Aku terinfeksi. Ya, kalian pasti sudah tahu aku terinfeksi apa, karena banyak sekali berita itu di media. World Health Organization (WHO) menyebutnya pandemi beberapa hari lalu. Sejujurnya, aku tidak pernah berpikir bahwa aku akan terjangkit penyakit itu. Tapi nyatanya, aku memang terjangkit. Sekarang aku tidak tahu apa yang harus kulakukan.
Tidak seperti teman - temanku, aku tidak punya uang. Bahkan aku bekerja hingga larut malam demi mendapatkan uang. Aku juga tidak punya hari cuti karena sakit. Aku menggunakan hari cuti saat aku terjangkit penyakit DBD bulan lalu.

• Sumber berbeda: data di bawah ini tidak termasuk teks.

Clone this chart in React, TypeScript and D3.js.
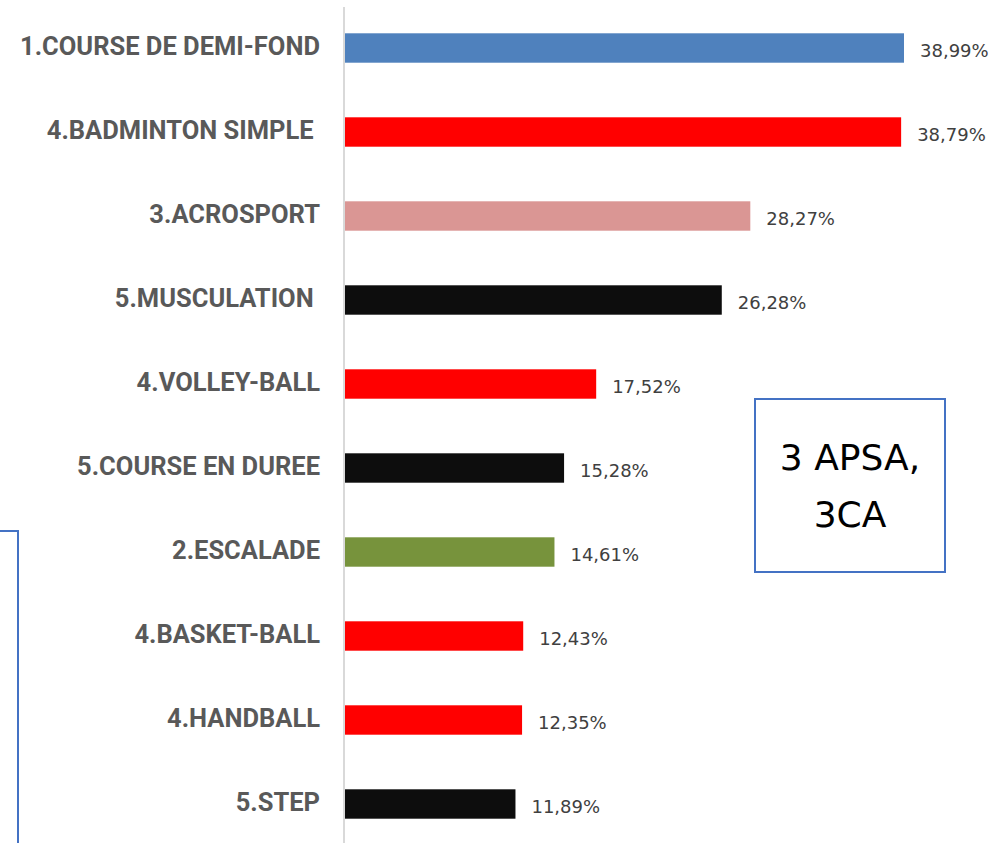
import React from "react";
import * as d3 from "d3";

const categories = [
  "1.COURSE DE DEMI-FOND",
  "4.BADMINTON SIMPLE ",
  "3.ACROSPORT",
  "5.MUSCULATION ",
  "4.VOLLEY-BALL",
  "5.COURSE EN DUREE",
  "2.ESCALADE",
  "4.BASKET-BALL",
  "4.HANDBALL",
  "5.STEP",
];
const values = [38.99, 38.79, 28.27, 26.28, 17.52, 15.28, 14.61, 12.43, 12.35, 11.89];
const valueLabels = ["38,99%", "38,79%", "28,27%", "26,28%", "17,52%", "15,28%", "14,61%", "12,43%", "12,35%", "11,89%"];
const barColors = ["#4F81BD", "#FF0000", "#DA9694", "#0D0D0D", "#FF0000", "#0D0D0D", "#77933C", "#FF0000", "#FF0000", "#0D0D0D"];
const boxLines = ["3 APSA,", "3CA"];

export default function App() {
  const W = 999, H = 843;
  const x = d3.scaleLinear().domain([0, 38.99]).range([345, 904]);
  const y = d3.scaleBand().domain(categories).range([6, 846]).paddingInner(0.65).paddingOuter(0.325);
  const bh = y.bandwidth();
  return (
    <svg width={W} height={H} style={{ position: "absolute", left: 0, top: 0 }}>
      <rect x={0} y={0} width={W} height={H} fill="#fff" />
      <line x1={344} x2={344} y1={7} y2={843} stroke="#D9D9D9" strokeWidth={2} />
      {categories.map((c, i) => {
        const yy = y(c)!;
        const cy = yy + bh / 2;
        return (
          <g key={c}>
            <rect x={x(0)} y={yy} width={x(values[i]) - x(0)} height={bh} fill={barColors[i]} />
            <g transform={`translate(320,${cy + 7.2}) scale(1.02,1)`}>
              <text x={0} y={0} textAnchor="end" fontFamily="Roboto, 'Liberation Sans', sans-serif" fontWeight="bold" fontSize={25} fill="#595959" style={{ whiteSpace: "pre" }}>
                {c}
              </text>
            </g>
            <text x={x(values[i]) + 16} y={cy + 9.2} fontFamily="'DejaVu Sans', sans-serif" fontSize={18} fill="#404040">
              {valueLabels[i]}
            </text>
          </g>
        );
      })}
      <rect x={755} y={399} width={190} height={173} fill="#fff" stroke="#4472C4" strokeWidth={2} />
      {boxLines.map((t, i) => (
        <text key={t} x={850} y={470 + i * 57} textAnchor="middle" fontFamily="'DejaVu Sans', sans-serif" fontSize={36} fill="#000">
          {t}
        </text>
      ))}
      <polyline points="0,531 18,531 18,843" fill="none" stroke="#4472C4" strokeWidth={2} />
    </svg>
  );
}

Sherry mengatakan aku harus memerlukan surat izin dokter untuk meminta izin. Seperti yang kalian ketahui, aku tidak mampu untuk pergi ke dokter. Tentu saja ini bukan tagihan uang serangan jantung yang mahal. Tetapi dengan uang 2 juta untuk sekali pemeriksaan, itu saja sudah menghabiskan gajiku selama sebulan. Mau makan apa aku nanti?.
Aku tahu, aku harus mengkarantina diri sendiri (Self Quarantine). Tapi, aku tidak punya tabungan. Membeli obat pereda flu saja aku tidak bisa. Lagipula, Aku tidak bisa membayar kontrakanku jika aku tidak keluar rumah dan bekerja. Aku takut ibu kos akan menagihku disaat akhir bulan.Aku memeriksa jam dinding rumah. 30 menit sebelum shiftku dimulai. Aku harus segera berangkat. Aku mandi, sarapan dan tidak lupa memakai masker.

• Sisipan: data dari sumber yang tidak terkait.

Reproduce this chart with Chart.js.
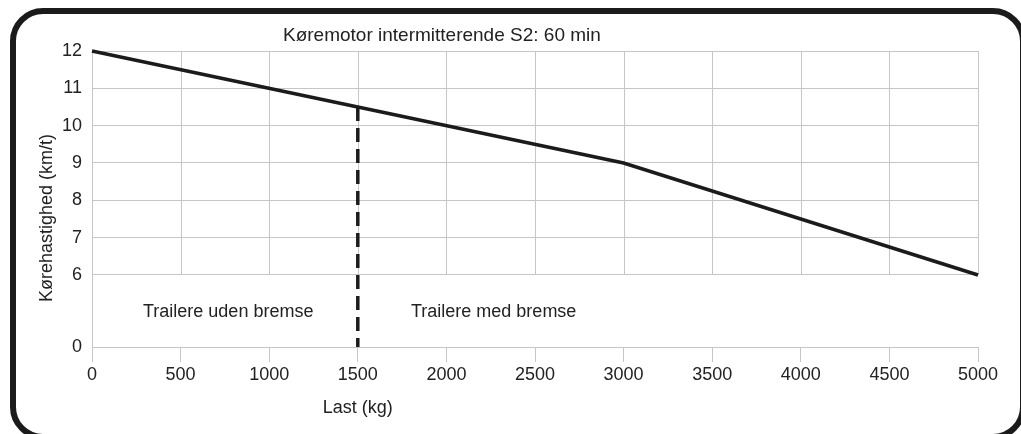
<!DOCTYPE html>
<html>
<head>
<meta charset="utf-8">
<script src="https://cdn.jsdelivr.net/npm/chart.js@4"></script>
<style>
  html, body { margin: 0; padding: 0; background: #fff; }
  #wrap { position: relative; width: 1021px; height: 434px; overflow: hidden; }
  canvas { display: block; }
</style>
</head>
<body>
<div id="wrap"><canvas id="c" width="1021" height="434"></canvas></div>
<script>
// ---- data ----
const loadKg = [0, 1500, 3000, 5000];
const speedKmt = [12, 10.5, 9, 6];
const brakeLimitKg = [1500, 1500];
const brakeLimitSpeed = [10.5, 0];
const xTickValues = [0, 500, 1000, 1500, 2000, 2500, 3000, 3500, 4000, 4500, 5000];
const yTickValues = [0, 6, 7, 8, 9, 10, 11, 12];
const chartTitle = 'Køremotor intermitterende S2: 60 min';
const xAxisTitle = 'Last (kg)';
const yAxisTitle = 'Kørehastighed (km/t)';
const regionLabels = ['Trailere uden bremse', 'Trailere med bremse'];

// broken y axis: 0 is drawn a little below 6
const Y_AXIS_MIN = 4.07;
function toAxis(v) { return v >= 6 ? v : Y_AXIS_MIN + v * (6 - Y_AXIS_MIN) / 6; }
function fromAxis(a) { return a >= 6 ? a : Math.round((a - Y_AXIS_MIN) * 6 / (6 - Y_AXIS_MIN)); }

const FONT = "'Liberation Sans', Arial, Helvetica, sans-serif";
const TEXT = '#222222';
const GRID = '#c6c6c6';
const INK = '#1b1b1b';

const overlay = {
  id: 'overlay',
  beforeDatasetsDraw(chart) {
    const ctx = chart.ctx, xs = chart.scales.x, ys = chart.scales.y;
    ctx.save();
    ctx.strokeStyle = GRID;
    ctx.lineWidth = 1;
    const top = ys.getPixelForValue(toAxis(12));
    const bot = ys.getPixelForValue(toAxis(6));
    xTickValues.forEach(v => {
      const x = Math.round(xs.getPixelForValue(v)) + 0.5;
      ctx.beginPath(); ctx.moveTo(x, top); ctx.lineTo(x, bot); ctx.stroke();
    });
    ctx.restore();
  },
  afterDraw(chart) {
    const ctx = chart.ctx, xs = chart.scales.x;
    ctx.save();
    ctx.fillStyle = TEXT;
    // chart title
    ctx.font = '19px ' + FONT;
    ctx.textAlign = 'left'; ctx.textBaseline = 'alphabetic';
    ctx.fillText(chartTitle, 283, 41);
    // region labels
    ctx.font = '18px ' + FONT;
    ctx.fillText(regionLabels[0], 143, 317);
    ctx.fillText(regionLabels[1], 411, 317);
    // x axis title
    ctx.textAlign = 'center'; ctx.textBaseline = 'middle';
    ctx.fillText(xAxisTitle, xs.getPixelForValue(brakeLimitKg[0]), 408);
    // y axis title
    ctx.translate(47, 218);
    ctx.rotate(-Math.PI / 2);
    ctx.fillText(yAxisTitle, 0, 0);
    ctx.restore();
    // frame
    ctx.save();
    ctx.strokeStyle = INK;
    ctx.lineWidth = 6;
    ctx.beginPath();
    ctx.roundRect(13, 11, 1010, 426, 30);
    ctx.stroke();
    ctx.restore();
  }
};

new Chart(document.getElementById('c'), {
  type: 'line',
  data: {
    datasets: [
      {
        data: loadKg.map((x, i) => ({ x, y: toAxis(speedKmt[i]) })),
        borderColor: INK, borderWidth: 3.5, pointRadius: 0, tension: 0, clip: false
      },
      {
        data: brakeLimitKg.map((x, i) => ({ x, y: toAxis(brakeLimitSpeed[i]) })),
        borderColor: INK, borderWidth: 3.5, borderDash: [14, 7], pointRadius: 0, tension: 0, clip: false
      }
    ]
  },
  options: {
    responsive: false,
    animation: false,
    devicePixelRatio: 1,
    layout: { padding: { top: 51, right: 43, left: 0, bottom: 0 } },
    plugins: { legend: { display: false }, tooltip: { enabled: false }, title: { display: false } },
    scales: {
      x: {
        type: 'linear', min: 0, max: 5000,
        afterBuildTicks(s) { s.ticks = xTickValues.map(v => ({ value: v })); },
        afterFit(s) { s.height = 87; },
        grid: { drawOnChartArea: false, drawTicks: true, tickLength: 15, color: GRID, lineWidth: 1 },
        border: { display: true, color: GRID, width: 1 },
        ticks: {
          color: TEXT, font: { family: FONT, size: 18 }, padding: 2, maxRotation: 0, autoSkip: false,
          callback: (v) => String(v)
        }
      },
      y: {
        type: 'linear', min: Y_AXIS_MIN, max: 12,
        afterBuildTicks(s) { s.ticks = yTickValues.map(v => ({ value: toAxis(v) })); },
        afterFit(s) { s.width = 92; },
        grid: { drawOnChartArea: true, drawTicks: false, color: GRID, lineWidth: 1 },
        border: { display: true, color: GRID, width: 1 },
        ticks: {
          color: TEXT, font: { family: FONT, size: 18 }, padding: 10, autoSkip: false,
          callback: (v) => String(fromAxis(v))
        }
      }
    }
  },
  plugins: [overlay]
});
</script>
</body>
</html>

Ketika aku naik bus, penyakit ini seperti keluar dari mulutku seperti kabut hijau tebal. Kabut beracun ini membawa virus kecil yang berbahaya. Seorang anak laki - laki menatapku. Predator mikroskopik berlari melintasi kulitnya, ke mata dan mulutnya. Segera, dia juga mulai tertutup kabut hijau. Ibunya memanggil dan dia memeluk ibunya. Aku membayangkan dia sakit dan sekarat. Aku membayangkan semua orang yang tertular dari dia. Dia tersenyum kepadaku. Tersenyumlah selagi kamu bisa. Tersenyumlah sebelum wabah menular.
Turun dari bus, aku melihat seorang pria menjilati saus tomat dari tanganya dan dia mulai tertutup kabut hijau. Seorang wanita yang baru saja olahraga meminum air dari keran minum publik dan mulai tertutup kabut hijau. Seorang pria tua yang sudah terinfeksi mencium anaknya dan memuntahkan kabut hijau kemulutnya.
Aku batuk. Beberapa orang mundur. Jika mereka bisa melihat apa yang aku lihat. Mereka akan menangis.
Ketika aku sampai di tempat kerja, Sherry berteriak kepadaku dan menyuruhku melepas masker. Dia mengatakan kepadaku kalau aku menakuti pelanggan. Aku memprotes tapi dia bersikeras.
"Cuci saja tanganmu." Dia berkata. "itu akan baik - baik saja."
Aku mencuci tangan, mengotori mereka lagi begitu mereka menyentuh nafas.
Pada saat aku bersiap - siap dan bekerja, wabah memenuhi ruangan seperti sauna bernoda. Aku berpikir untuk pergi. Aku berpikir untuk melarikan diri. Tetapi aku tidak melakukanya. Sebaliknya, aku tersenyum dan menyapa korban berikutnya.
"Selamat datang di McDonald's. Bolehkah aku menerima pesanan anda?".